Have you heard? Pornography is now being considered a public health crisis in three states with several more considering this option. South Dakota, Utah, and Virginia are among a growing number of states whose lawmakers who are saying that children are being exposed to porn “at an alarming rate,” while noting that it is also “linked to a lessening desire in young persons to marry.” The measure in Virginia goes further and calls for more “education, prevention, research, and policy change at the community and societal level in order to address the pornography epidemic that is harming the people of the Commonwealth and the nation.”
Although this is great news we must understand the many realities that have lead to this moment in history. For much of the last decade organizations like Fight the The New Drug and ministries like XXX Church have spoken of the many ills of porn. However, up until recently no one really listened. Yes, sexual imagery has always been available but never to the extent it is today.
Porn is anonymous, free (or very affordable), and more accessible than ever before.
Divorce, sexual assault, depression, anxiety, a dismantling of trust between partners, and unrealistic expectations of the love partner are just some of the many results from habitually viewing pornography. These results have ended marriages and destroyed others before they even started.
I am grateful that so many are starting to realize the harm pornography brings to our society, but I worry it’s not amounting to much more than words.
Most of this legislation is nothing but gestures of kindness. It expresses a concern but no funding mandate, no programs they are making available, or offering any solutions to ending the cycle of distribution pornographers have created over the last several decades. Porn is being declared as dangerous with few actionable programs in place to battle exposure or addiction.

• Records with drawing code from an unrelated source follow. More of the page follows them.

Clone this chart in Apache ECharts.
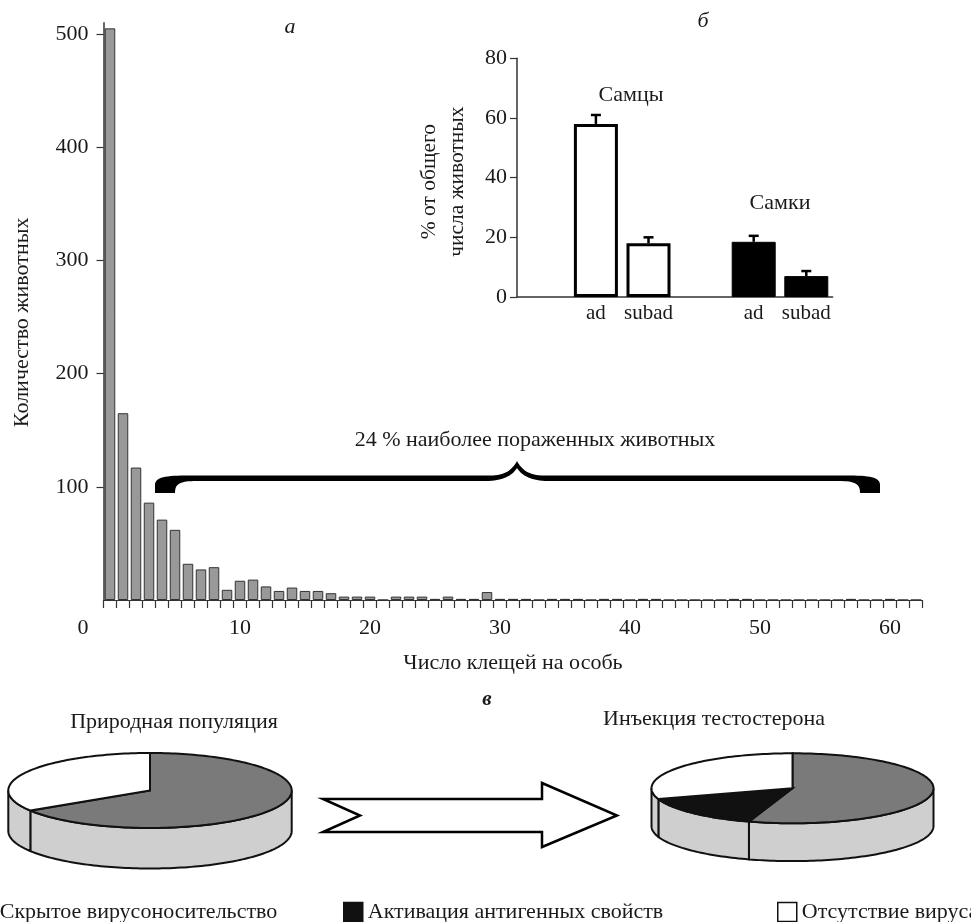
<!DOCTYPE html>
<html>
<head>
<meta charset="utf-8">
<title>Клещи и вирусоносительство</title>
<script src="https://cdn.jsdelivr.net/npm/echarts@6/dist/echarts.min.js"></script>
<style>
html, body { margin: 0; padding: 0; background: #fff; }
#chart { width: 971px; height: 922px; }
</style>
</head>
<body>
<div id="chart"></div>
<script>
// а: распределение числа клещей на особь
const miteCounts = ['0', '1', '2', '3', '4', '5', '6', '7', '8', '9', '10', '11', '12', '13', '14', '15', '16', '17', '18', '19', '20',
  '21', '22', '23', '24', '25', '26', '27', '28', '29', '30', '31', '32', '33', '34', '35', '36', '37', '38', '39', '40', '41',
  '42', '43', '44', '45', '46', '47', '48', '49', '50', '51', '52', '53', '54', '55', '56', '57', '58', '59', '60', '61', '62']
const animalCounts = [505, 165, 117, 86, 71, 62, 32, 27, 29, 9, 17, 18, 12, 8, 11, 8, 8, 6, 3, 3, 3,
  0, 3, 3, 3, 1, 3, 1, 1, 7, 1, 1, 1, 0, 1, 1, 1, 0, 1, 1, 0, 1,
  1, 0, 0, 0, 0, 0, 1, 1, 0, 0, 0, 0, 0, 0, 0, 1, 0, 0, 1, 0, 0]
const countTicks = [100, 200, 300, 400, 500]

// б: доля животных по полу и возрасту
const ageGroups = ['', 'ad', 'subad', '', 'ad', 'subad']
const maleShare = ['-', 58, 18, '-', '-', '-']
const maleError = ['-', 3, 2, '-', '-', '-']
const femaleShare = ['-', '-', '-', '-', 18.5, 7]
const femaleError = ['-', '-', '-', '-', 2, 1.7]

// в: состояние вируса
const virusStates = ['Скрытое вирусоносительство', 'Активация антигенных свойств', 'Отсутствие вируса']
const naturalShare = [66, 0, 34]
const testosteroneShare = [55, 15, 30]

const FONT = 'Liberation Serif'
const INK = '#1a1a1a'
const stateColors = ['#7a7a7a', '#111111', '#ffffff']
const SIDE_COLOR = '#cfcfcf'
const PIE_DEPTH = 1.08

const chart = echarts.init(document.getElementById('chart'))

function errorBars(values, errors) {
  const out = []
  values.forEach((v, i) => {
    if (v !== '-') out.push([i, v, v + errors[i]])
  })
  return out
}

function renderError(params, api) {
  const base = api.coord([api.value(0), api.value(1)])
  const top = api.coord([api.value(0), api.value(2)])
  const style = { stroke: '#000', lineWidth: 2.5 }
  return {
    type: 'group',
    children: [
      { type: 'line', shape: { x1: base[0], y1: base[1], x2: top[0], y2: top[1] }, style },
      { type: 'line', shape: { x1: top[0] - 5, y1: top[1], x2: top[0] + 5, y2: top[1] }, style }
    ]
  }
}

function renderSlice(params, api) {
  const a0 = Math.PI / 2 - api.value(0) * 2 * Math.PI
  const a1 = Math.PI / 2 - api.value(1) * 2 * Math.PI
  const arc = (from, to, dz) => {
    const n = Math.max(2, Math.ceil(Math.abs(to - from) / (Math.PI / 120)))
    const pts = []
    for (let i = 0; i <= n; i++) {
      const a = from + (to - from) * i / n
      pts.push(api.coord([Math.cos(a), Math.sin(a) - dz]))
    }
    return pts
  }
  const children = []
  const lo = Math.max(a1, -Math.PI)
  const hi = Math.min(a0, 0)
  if (hi > lo) {
    children.push({
      type: 'polygon',
      shape: { points: arc(lo, hi, 0).concat(arc(hi, lo, PIE_DEPTH)) },
      style: { fill: SIDE_COLOR, stroke: '#111', lineWidth: 2 }
    })
  }
  children.push({
    type: 'polygon',
    shape: { points: [api.coord([0, 0])].concat(arc(a0, a1, 0)) },
    style: { fill: api.visual('color'), stroke: '#111', lineWidth: 2 }
  })
  return { type: 'group', children }
}

function pieSeries(shares, axisIndex) {
  const total = shares.reduce((s, v) => s + v, 0)
  const list = []
  let acc = 0
  shares.forEach((v, i) => {
    if (v > 0) {
      list.push({
        type: 'custom',
        name: virusStates[i],
        xAxisIndex: axisIndex,
        yAxisIndex: axisIndex,
        clip: false,
        silent: true,
        itemStyle: { color: stateColors[i] },
        data: [[acc / total, (acc + v) / total]],
        renderItem: renderSlice
      })
    }
    acc += v
  })
  return list
}

// контур фигурной скобки: отрезки и кубические кривые, переведённые в точки
function outline(cmds) {
  const pts = []
  let cur = null
  cmds.forEach(c => {
    if (c.length === 2) {
      cur = c
      pts.push(c)
    } else {
      const [x1, y1, x2, y2, x, y] = c
      for (let k = 1; k <= 16; k++) {
        const t = k / 16, u = 1 - t
        pts.push([
          u * u * u * cur[0] + 3 * u * u * t * x1 + 3 * u * t * t * x2 + t * t * t * x,
          u * u * u * cur[1] + 3 * u * u * t * y1 + 3 * u * t * t * y2 + t * t * t * y
        ])
      }
      cur = [x, y]
    }
  })
  return pts
}

const braceShape = outline([
  [155, 493], [155, 485], [155, 477, 165, 475.5, 190, 475.5], [490, 475.5], [505, 475.5, 512, 470, 517, 461],
  [522, 470, 529, 475.5, 544, 475.5], [845, 475.5], [870, 475.5, 880, 477, 880, 485], [880, 493], [860, 493],
  [860, 484, 856, 481, 838, 481], [548, 481], [532, 481, 522, 476, 517, 468], [512, 476, 502, 481, 486, 481],
  [197, 481], [179, 481, 175, 484, 175, 493]
])

const hiddenAxis = (min, max, gridIndex) => ({ type: 'value', gridIndex, min, max, show: false })

const legendBase = {
  selectedMode: false,
  icon: 'rect',
  itemWidth: 19,
  itemHeight: 19,
  top: 896,
  itemStyle: { borderColor: '#111', borderWidth: 1.5 },
  textStyle: { fontFamily: FONT, fontSize: 22, color: INK }
}

const label = (text, x, y, font) => ({
  type: 'text',
  x,
  y,
  style: { text, font: font || '22px "Liberation Serif"', fill: INK, align: 'center', verticalAlign: 'middle' }
})

chart.setOption({
  animation: false,
  backgroundColor: '#fff',
  textStyle: { fontFamily: FONT, color: INK },
  legend: [
    Object.assign({ data: [virusStates[0]], left: -30 }, legendBase),
    Object.assign({ data: [virusStates[1]], left: 338 }, legendBase),
    Object.assign({ data: [virusStates[2]], left: 772 }, legendBase)
  ],
  grid: [
    { left: 103.5, right: 48.5, top: 22.7, bottom: 322 },
    { left: 517, width: 315.6, top: 58.3, bottom: 625 },
    { left: 8.3, width: 283.4, top: 753, height: 37.5 * (2 + PIE_DEPTH) },
    { left: 651.5, width: 282, top: 753.3, height: 35 * (2 + PIE_DEPTH) }
  ],
  xAxis: [
    {
      type: 'category',
      gridIndex: 0,
      data: miteCounts,
      name: 'Число клещей на особь',
      nameLocation: 'middle',
      nameGap: 52,
      nameTextStyle: { fontSize: 22, color: INK },
      axisLine: { lineStyle: { color: '#333', width: 1.2 } },
      axisTick: { show: true, interval: 0, length: 8, lineStyle: { color: '#333', width: 1.2 } },
      axisLabel: {
        interval: i => i % 10 === 0,
        margin: 17,
        fontSize: 22,
        color: INK,
        formatter: v => (v === '0' ? '{o|0}' : v),
        rich: { o: { fontSize: 22, padding: [0, 54, 0, 0] } }
      }
    },
    {
      type: 'category',
      gridIndex: 1,
      data: ageGroups,
      axisLine: { lineStyle: { color: '#333', width: 1.5 } },
      axisTick: { show: false },
      axisLabel: { interval: 0, margin: 6, fontSize: 21, color: INK }
    },
    hiddenAxis(-1, 1, 2),
    hiddenAxis(-1, 1, 3)
  ],
  yAxis: [
    {
      type: 'value',
      gridIndex: 0,
      min: 0,
      max: 510,
      name: 'Количество животных',
      nameLocation: 'middle',
      nameRotate: 90,
      nameGap: 70,
      nameTextStyle: { fontSize: 22, color: INK, padding: [0, 22, 0, 0] },
      splitLine: { show: false },
      axisLine: { show: true, lineStyle: { color: '#333', width: 1.5 } },
      axisTick: { show: true, length: 7, customValues: countTicks, lineStyle: { color: '#333', width: 1.2 } },
      axisLabel: { customValues: countTicks, margin: 15, fontSize: 22, color: INK }
    },
    {
      type: 'value',
      gridIndex: 1,
      min: 0,
      max: 80,
      interval: 20,
      name: '% от общего\nчисла животных',
      nameLocation: 'middle',
      nameRotate: 90,
      nameGap: 46,
      nameTextStyle: { fontSize: 21.5, lineHeight: 28, color: INK, padding: [0, 8, 0, 0] },
      splitLine: { show: false },
      axisLine: { show: true, lineStyle: { color: '#333', width: 1.5 } },
      axisTick: { show: true, length: 7, lineStyle: { color: '#333', width: 1.2 } },
      axisLabel: { margin: 10, fontSize: 22, color: INK }
    },
    hiddenAxis(-1 - PIE_DEPTH, 1, 2),
    hiddenAxis(-1 - PIE_DEPTH, 1, 3)
  ],
  series: [
    {
      type: 'bar',
      xAxisIndex: 0,
      yAxisIndex: 0,
      data: animalCounts,
      barWidth: 10.5,
      itemStyle: { color: '#999999', borderColor: '#333', borderWidth: 1 }
    },
    {
      type: 'bar',
      name: 'Самцы',
      xAxisIndex: 1,
      yAxisIndex: 1,
      data: maleShare,
      barWidth: 44,
      barGap: '-100%',
      itemStyle: { color: '#fff', borderColor: '#000', borderWidth: 3 }
    },
    {
      type: 'bar',
      name: 'Самки',
      xAxisIndex: 1,
      yAxisIndex: 1,
      data: femaleShare,
      barWidth: 44,
      barGap: '-100%',
      itemStyle: { color: '#000', borderColor: '#000', borderWidth: 1 }
    },
    {
      type: 'custom',
      xAxisIndex: 1,
      yAxisIndex: 1,
      data: errorBars(maleShare, maleError).concat(errorBars(femaleShare, femaleError)),
      renderItem: renderError,
      z: 1
    }
  ].concat(pieSeries(naturalShare, 2), pieSeries(testosteroneShare, 3)),
  graphic: [
    label('а', 290, 27, 'italic 22px "Liberation Serif"'),
    label('б', 703, 21, 'italic 22px "Liberation Serif"'),
    label('в', 487, 700, 'italic bold 21px "Liberation Serif"'),
    label('Самцы', 631, 95),
    label('Самки', 780, 203),
    label('24 % наиболее пораженных животных', 535, 440),
    label('Природная популяция', 174, 722),
    label('Инъекция тестостерона', 714, 719),
    { type: 'polygon', shape: { points: braceShape }, style: { fill: '#000' } },
    {
      type: 'polygon',
      shape: {
        points: [[323, 799], [542, 799], [542, 783], [617, 815.5], [542, 847], [542, 832], [323, 832], [360, 815.5]]
      },
      style: { fill: '#fff', stroke: '#000', lineWidth: 2.5 }
    }
  ]
})
</script>
</body>
</html>
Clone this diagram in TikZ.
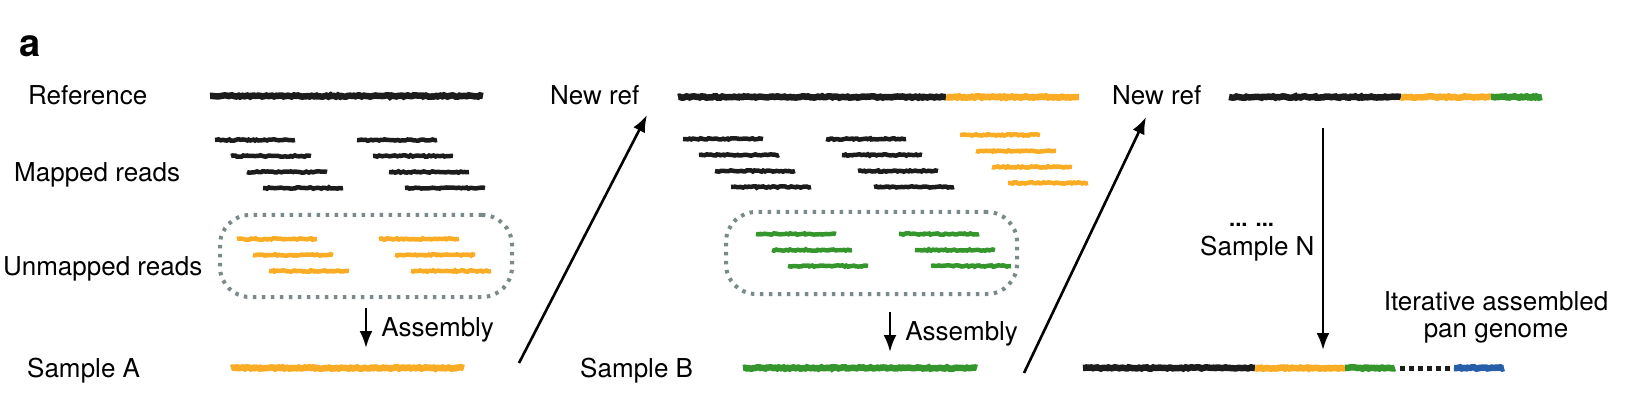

And the church is not in any better of a position to answer the call in addressing the issue of pornography.
In a 2016 Barna Group research study commissioned by Josh McDowell Ministry, church leadership indicated that this problem is much bigger than it was 20 years ago, yet only 7% of pastors said they have a ministry program for those struggling with porn.
Churches should be the hospitals in this health crisis, but very few have something to offer when it comes to sexual discipleship.
A few years ago we asked several lead pastors from around our region how often they addressed issues related to sex from the pulpit. On average the topics of sex, sexuality, and pornography were addressed 1-2 times every three to four years. This blew me away.
The church is struggling to offer support in this area.
Recently we hosted a lunch with over a 100 church leaders addressing this very issue with my friend, Walt Mueller. During our time together I realized that its not because church leaders don’t want to address it. Rather, they lack the tools. Seminary prepared many of these men and women for sharing scripture but not the resource or expertise to dive into the sensitive landscape we now find ourselves in when it comes to sexuality.
Let us use the momentum of states like Utah, South Dakota, and Virginia to create a measure for own congregations.
Initiating such vulnerable conversations can be a major hangup for most leaders, but by simply speaking about the impact pornography is having in your church will open up opportunities for change and healing.
Take steps to develop tools that shed light on this conversation.
The churches greatest resource is its people. Often we think we need the hottest or greatest sermon series or program to create change in our congregations. And there are some great organizations and programs that are incredibly helpful in this journey! But I’ve learned that the best thing we can provide someone struggling with pornography is a community that is willing to sit down, listen, and give direction. Every church has people that can do this!
Recognize that we sometimes need trained professionals to help us.
There is absolutely nothing wrong in seeking outside help. Because this issue has become an epidemic we need to understand there will be times a community of people will just not be enough. Fortunately there are several qualified counselors in every community to help. Don’t be afraid to admit if something is over your head.
What else do you think the state or church could do to end this public health crisis?